To get a read on the impact of corruption, Bilham and Ambraseys compared quake fatalities in buildings, with gross national income per capita and country's ranking on the corruption perception index generated annually by Transparency International, an organization working to reduce corruption.

Their statistical analysis concludes 83 per cent of all deaths from building collapse in earthquakes over the past 30 years occurred in countries that are "anomalously corrupt", which they define as more corrupt than one would expect from their per capita income.

Italy, Greece and Russia are among the countries perceived as corrupt with high quake fatalities, while Chile and New Zealand are less corrupt than might be expected from their per capita income, and have fewer earthquake deaths.

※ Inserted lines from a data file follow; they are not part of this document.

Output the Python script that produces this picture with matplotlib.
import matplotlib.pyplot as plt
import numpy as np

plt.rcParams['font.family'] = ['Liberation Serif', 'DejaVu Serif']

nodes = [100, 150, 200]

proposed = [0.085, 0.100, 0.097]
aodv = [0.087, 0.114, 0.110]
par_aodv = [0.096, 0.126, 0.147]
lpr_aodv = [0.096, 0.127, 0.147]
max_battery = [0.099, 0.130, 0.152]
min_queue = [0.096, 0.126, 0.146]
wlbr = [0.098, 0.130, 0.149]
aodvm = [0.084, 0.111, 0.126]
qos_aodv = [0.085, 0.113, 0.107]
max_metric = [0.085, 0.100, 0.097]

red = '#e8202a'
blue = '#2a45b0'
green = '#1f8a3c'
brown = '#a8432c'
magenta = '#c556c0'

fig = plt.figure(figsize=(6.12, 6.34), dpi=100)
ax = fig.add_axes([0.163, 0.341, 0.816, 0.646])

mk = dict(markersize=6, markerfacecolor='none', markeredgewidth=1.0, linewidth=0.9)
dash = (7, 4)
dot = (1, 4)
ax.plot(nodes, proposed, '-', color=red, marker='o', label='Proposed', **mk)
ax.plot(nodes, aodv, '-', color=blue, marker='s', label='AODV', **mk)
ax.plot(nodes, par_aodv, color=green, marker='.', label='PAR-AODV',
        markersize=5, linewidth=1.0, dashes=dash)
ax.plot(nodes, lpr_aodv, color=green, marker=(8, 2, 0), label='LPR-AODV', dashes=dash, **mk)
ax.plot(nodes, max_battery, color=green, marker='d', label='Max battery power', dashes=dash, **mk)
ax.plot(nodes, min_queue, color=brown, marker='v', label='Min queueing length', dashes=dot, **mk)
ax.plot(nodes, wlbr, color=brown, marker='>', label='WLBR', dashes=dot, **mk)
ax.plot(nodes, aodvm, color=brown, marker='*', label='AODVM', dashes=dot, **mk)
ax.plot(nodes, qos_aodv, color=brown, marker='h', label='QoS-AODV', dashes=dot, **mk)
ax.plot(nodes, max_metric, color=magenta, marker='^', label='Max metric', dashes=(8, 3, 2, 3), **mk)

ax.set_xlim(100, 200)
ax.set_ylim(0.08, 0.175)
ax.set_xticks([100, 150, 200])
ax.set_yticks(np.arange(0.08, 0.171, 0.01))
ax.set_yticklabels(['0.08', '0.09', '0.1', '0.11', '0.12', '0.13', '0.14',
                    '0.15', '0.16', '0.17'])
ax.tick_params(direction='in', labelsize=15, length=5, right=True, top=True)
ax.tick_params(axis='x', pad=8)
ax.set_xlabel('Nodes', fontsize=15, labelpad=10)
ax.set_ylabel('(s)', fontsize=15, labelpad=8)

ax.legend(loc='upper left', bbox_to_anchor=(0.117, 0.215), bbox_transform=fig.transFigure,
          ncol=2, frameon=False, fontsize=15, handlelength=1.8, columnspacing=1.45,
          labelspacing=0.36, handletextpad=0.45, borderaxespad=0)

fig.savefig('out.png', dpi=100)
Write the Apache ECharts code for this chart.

Haiti and Iran are described as "extreme examples" of nations where fatalities from quakes are excessive and where levels of corruption are above average.

Bilham said in an interview with Postmedia News that there are uncertainties in the study, since many factors contribute to shoddy building construction.

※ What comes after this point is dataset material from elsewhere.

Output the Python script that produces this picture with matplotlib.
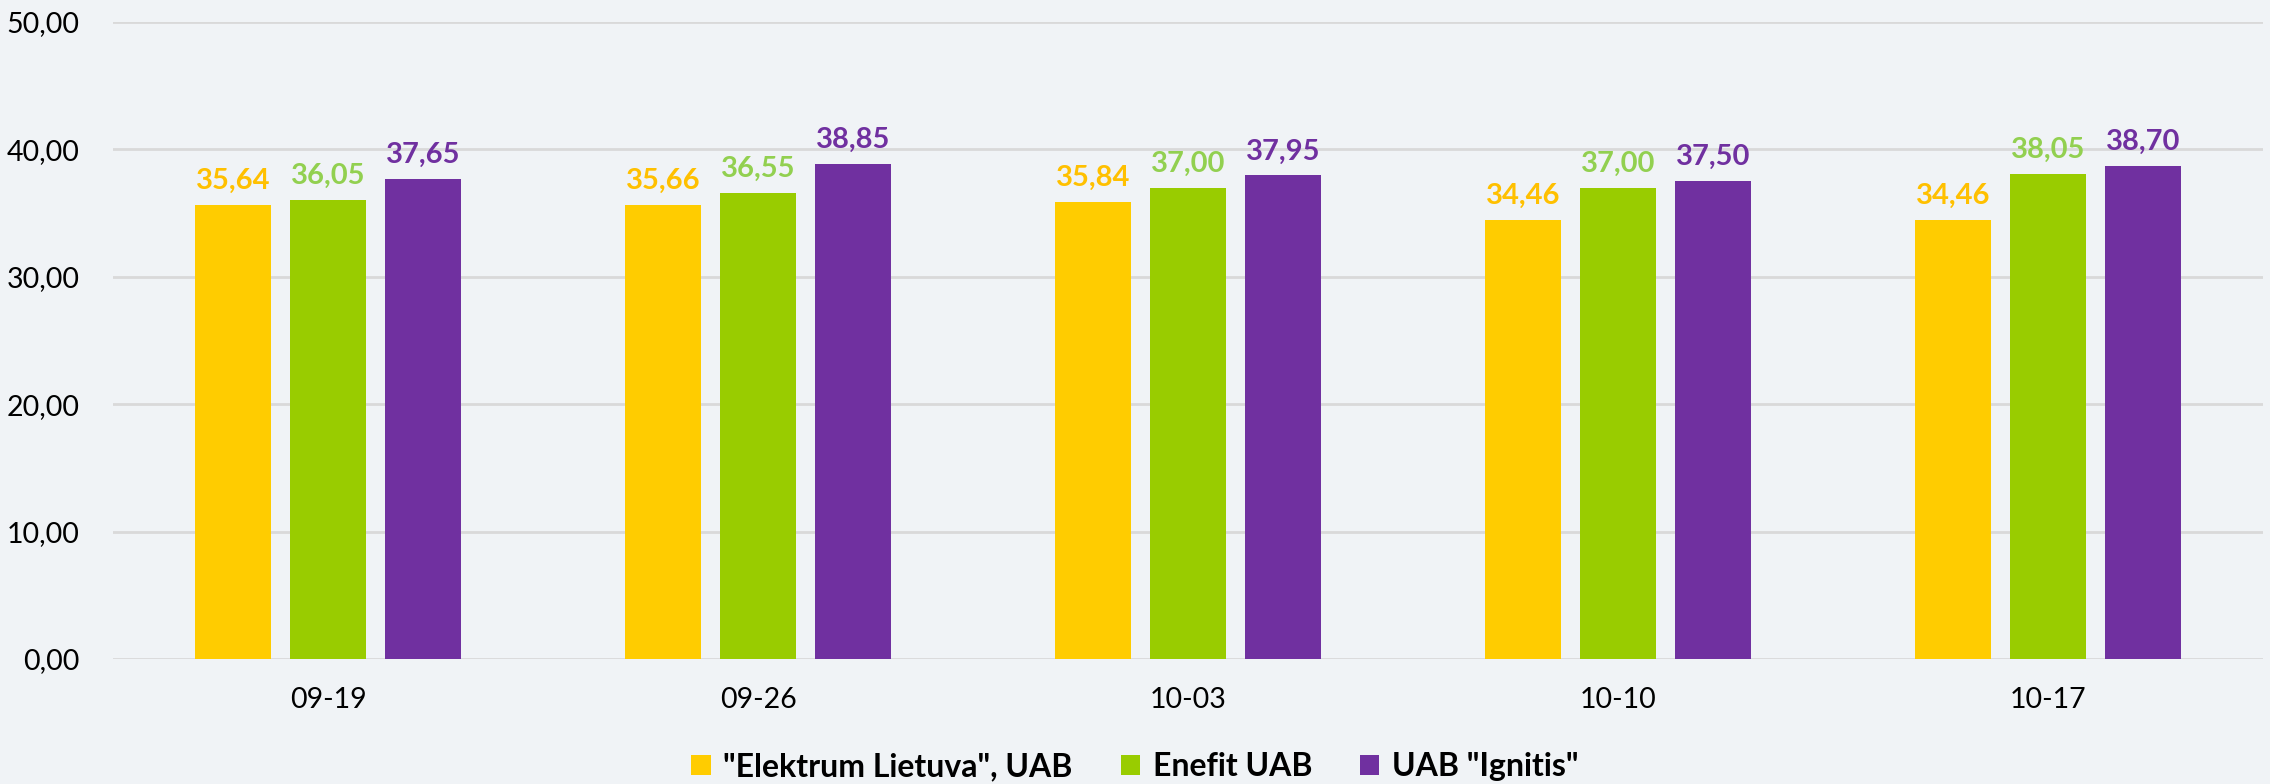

"The biggest uncertainty in the study was in distinguishing between ignorance, corruption and poverty," he said, explaining how all three factors are at play.

He says corruption is "endemic" in Haiti. But when you look at the buildings that collapsed, he says it is apparent they were put up by "people who didn't know what they were doing."

"And even if they did know what they were doing, they didn't have the money to do anything better," he says. "And the government didn't have the will power to impose on them some kind of code that would have prevented this kind of disaster."

Given the attention and international expertise now focused on Haiti, he says he expects structures built as part of the reconstruction effect will withstand future quakes.

But Bilham says a concerted international effort is needed to reduce the risk posed by buildings in other quake prone countries, such as Jamaica, Pakistan, Peru, Turkey and Iran. In Tehran, Iran's capital, Bilham has estimated one million people could die in a quake similar to the one in Haiti last year.

He is calling on the United Nations to create an "engineering inspection force" to identify dangerous structures, introduce and enforce building codes and stamp out corruption by requiring inspections be done at every step in the construction process.

Bilham says engineers and seismologists know how to build safe buildings.

"The problem is none of the information is trickling down to people that die," he says. "As we speak people are building houses they will die in from earthquakes."